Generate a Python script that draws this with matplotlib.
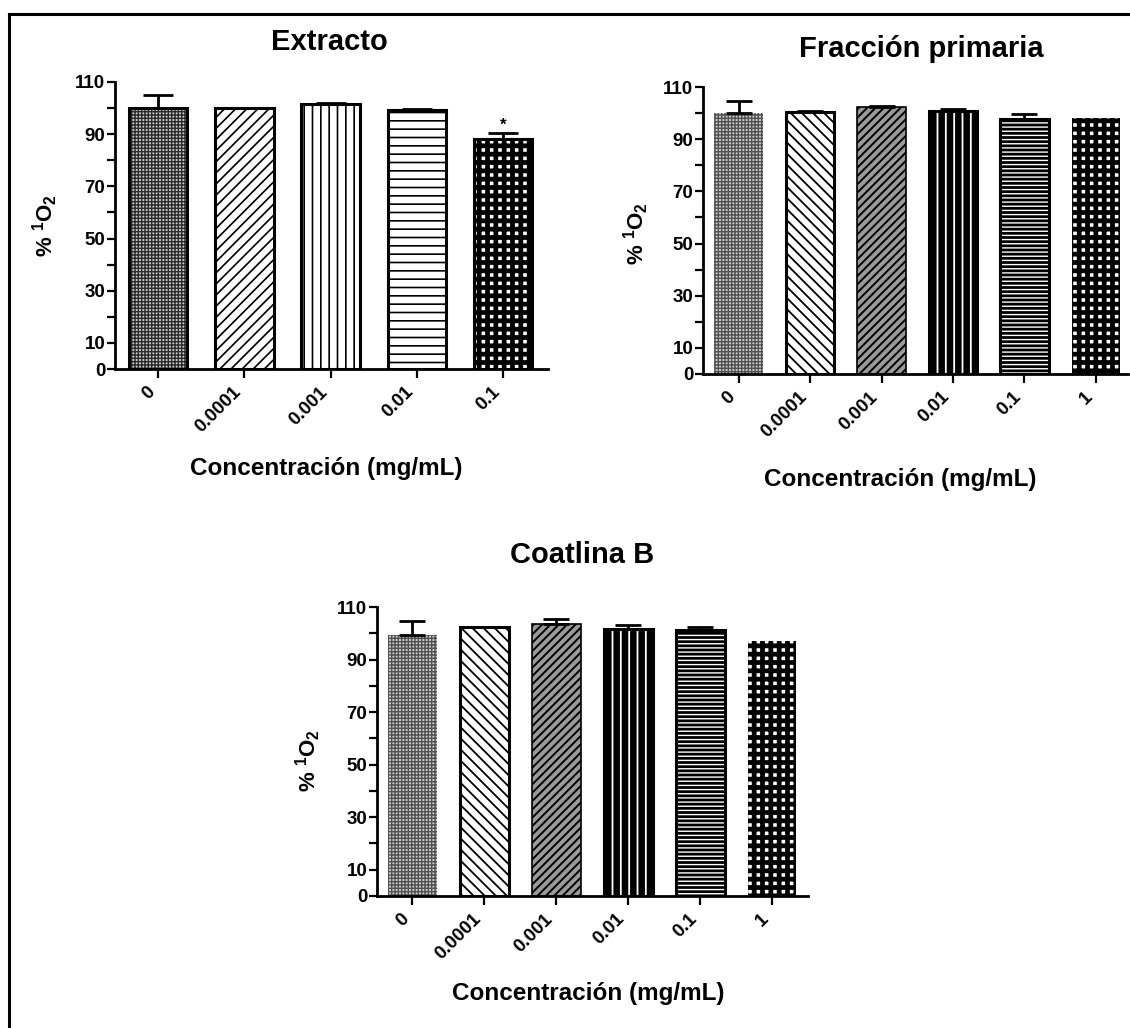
import matplotlib
matplotlib.use("Agg")
import matplotlib.pyplot as plt
from matplotlib.lines import Line2D
import numpy as np

plt.rcParams["font.family"] = ["Liberation Sans", "DejaVu Sans"]
plt.rcParams["mathtext.fontset"] = "custom"
plt.rcParams["mathtext.rm"] = "Liberation Sans"
plt.rcParams["mathtext.bf"] = "Liberation Sans:bold"

# singlet oxygen (% 1O2) vs concentration, mean and SEM
conc_extracto = ["0", "0.0001", "0.001", "0.01", "0.1"]
extracto_mean = [100.2, 100.0, 101.5, 99.4, 88.0]
extracto_sem = [4.8, 0.0, 0.5, 0.2, 2.4]
extracto_sig = ["", "", "", "", "*"]

conc = ["0", "0.0001", "0.001", "0.01", "0.1", "1"]
fraccion_mean = [100.1, 100.4, 102.4, 100.8, 97.6, 98.3]
fraccion_sem = [4.6, 0.4, 0.2, 0.8, 2.0, 0.0]

coatlina_mean = [99.5, 102.2, 103.7, 101.8, 101.4, 97.0]
coatlina_sem = [5.1, 0.0, 1.6, 1.2, 0.9, 0.0]

W, H = 1130, 1028

# (face, hatch, hatch colour, hatch width, outline width)
DOTS_DARK = ("#c8c8c8", "+++++", "#2a2a2a", 1.0, 2.2)
DOTS_LIGHT = ("#cdcdcd", "+++++", "#505050", 1.0, 0)
CHECKER = ("white", "++", "black", 3.4, 2.2)
CHECKER_NO_EDGE = ("white", "++", "black", 3.4, 0)

styles_extracto = [
    DOTS_DARK,
    ("white", "///", "black", 1.2, 2.2),
    ("white", "||", "black", 1.2, 2.2),
    ("white", "--", "black", 1.2, 2.2),
    CHECKER,
]
styles_six = [
    DOTS_LIGHT,
    ("white", "\\\\\\", "black", 1.3, 2.2),
    ("#9a9a9a", "////", "black", 1.4, 1.2),
    ("black", "||", "white", 1.3, 2.2),
    ("black", "----", "white", 1.0, 2.2),
    CHECKER_NO_EDGE,
]


def px_axes(left, right, top, bottom):
    return [left / W, 1 - bottom / H, (right - left) / W, (bottom - top) / H]


def draw_panel(ax, labels, means, sems, styles, xlim, capsize, title, title_xy,
               xlabel_xy, ylabel_xy, sig=None):
    x = np.arange(len(labels))
    width = 0.68
    for xi, m, (face, hatch, hcol, hlw, outline) in zip(x, means, styles):
        fill = ax.bar(xi, m, width=width, color=face, hatch=hatch,
                      edgecolor=hcol, linewidth=0, zorder=2)
        for p in fill:
            if hasattr(p, "set_hatch_linewidth"):
                p.set_hatch_linewidth(hlw)
        if outline:
            ax.bar(xi, m, width=width, fill=False, edgecolor="black",
                   linewidth=outline, zorder=3)

    sems = np.asarray(sems)
    means = np.asarray(means)
    has_err = sems > 0
    ax.errorbar(x[has_err], means[has_err],
                yerr=[np.zeros(has_err.sum()), sems[has_err]],
                fmt="none", ecolor="black", elinewidth=2, capsize=capsize,
                capthick=2, zorder=4)

    if sig:
        for xi, m, s, txt in zip(x, means, sems, sig):
            if txt:
                ax.text(xi, m + s + 3.2, txt, ha="center", va="center",
                        fontsize=12, fontweight="bold")

    ax.set_xlim(*xlim)
    ax.set_ylim(0, 110)
    yt = list(range(0, 111, 10))
    ax.set_yticks(yt, [str(v) if v in (0, 10, 30, 50, 70, 90, 110) else "" for v in yt],
                  fontsize=13.5, fontweight="bold")
    ax.set_xticks(x, labels, rotation=45, ha="right", fontsize=13.5,
                  fontweight="bold")
    ax.tick_params(axis="y", length=5.5, width=1.6, pad=1.5)
    ax.tick_params(axis="x", length=6.5, width=1.6, pad=4)
    for s in ("top", "right"):
        ax.spines[s].set_visible(False)
    for s in ("left", "bottom"):
        ax.spines[s].set_linewidth(2.0)

    ax.set_xlabel("Concentración (mg/mL)", fontsize=17.5, fontweight="bold")
    ax.xaxis.label.set_va("center")
    ax.xaxis.set_label_coords(*xlabel_xy)
    ax.set_ylabel(r"% $^{\mathbf{1}}\mathbf{O}_{\mathbf{2}}$", fontsize=16,
                  fontweight="bold")
    ax.yaxis.label.set_va("center")
    ax.yaxis.set_label_coords(*ylabel_xy)

    fig.text(title_xy[0] / W, 1 - title_xy[1] / H, title, ha="center",
             va="center", fontsize=21, fontweight="bold")


fig = plt.figure(figsize=(W / 100, H / 100), dpi=100)

ax1 = fig.add_axes(px_axes(115, 548, 82, 369))
draw_panel(ax1, conc_extracto, extracto_mean, extracto_sem, styles_extracto,
           (-0.5, 4.52), 11, "Extracto", (329, 42), (0.487, -0.345),
           (-0.162, 0.50), sig=extracto_sig)

ax2 = fig.add_axes(px_axes(703, 1128, 87, 374))
draw_panel(ax2, conc, fraccion_mean, fraccion_sem, styles_six,
           (-0.5, 5.45), 9.4, "Fracción primaria", (921, 49), (0.4635, -0.369),
           (-0.158, 0.49))

ax3 = fig.add_axes(px_axes(377, 808, 607, 896))
draw_panel(ax3, conc, coatlina_mean, coatlina_sem, styles_six,
           (-0.49, 5.5), 9.4, "Coatlina B", (582, 555), (0.4896, -0.336),
           (-0.160, 0.47))

# frame lines along the left and top edges
fig.add_artist(Line2D([9 / W, 9 / W], [0, 1 - 14 / H], transform=fig.transFigure,
                      color="black", linewidth=2.2))
fig.add_artist(Line2D([9 / W, 1], [1 - 14 / H, 1 - 14 / H],
                      transform=fig.transFigure, color="black", linewidth=2.2))

fig.savefig("out.png", dpi=100, facecolor="white")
___
WHAT TO WORK ON:
Extract the lines exactly, please: the first line of the listing, the line with "W, H = 1130, 1028", and every line between them, but no pictures.

RESPONSE TO THIS TASK:
Generate a Python script that draws this with matplotlib.
import matplotlib
matplotlib.use("Agg")
import matplotlib.pyplot as plt
from matplotlib.lines import Line2D
import numpy as np

plt.rcParams["font.family"] = ["Liberation Sans", "DejaVu Sans"]
plt.rcParams["mathtext.fontset"] = "custom"
plt.rcParams["mathtext.rm"] = "Liberation Sans"
plt.rcParams["mathtext.bf"] = "Liberation Sans:bold"

# singlet oxygen (% 1O2) vs concentration, mean and SEM
conc_extracto = ["0", "0.0001", "0.001", "0.01", "0.1"]
extracto_mean = [100.2, 100.0, 101.5, 99.4, 88.0]
extracto_sem = [4.8, 0.0, 0.5, 0.2, 2.4]
extracto_sig = ["", "", "", "", "*"]

conc = ["0", "0.0001", "0.001", "0.01", "0.1", "1"]
fraccion_mean = [100.1, 100.4, 102.4, 100.8, 97.6, 98.3]
fraccion_sem = [4.6, 0.4, 0.2, 0.8, 2.0, 0.0]

coatlina_mean = [99.5, 102.2, 103.7, 101.8, 101.4, 97.0]
coatlina_sem = [5.1, 0.0, 1.6, 1.2, 0.9, 0.0]

W, H = 1130, 1028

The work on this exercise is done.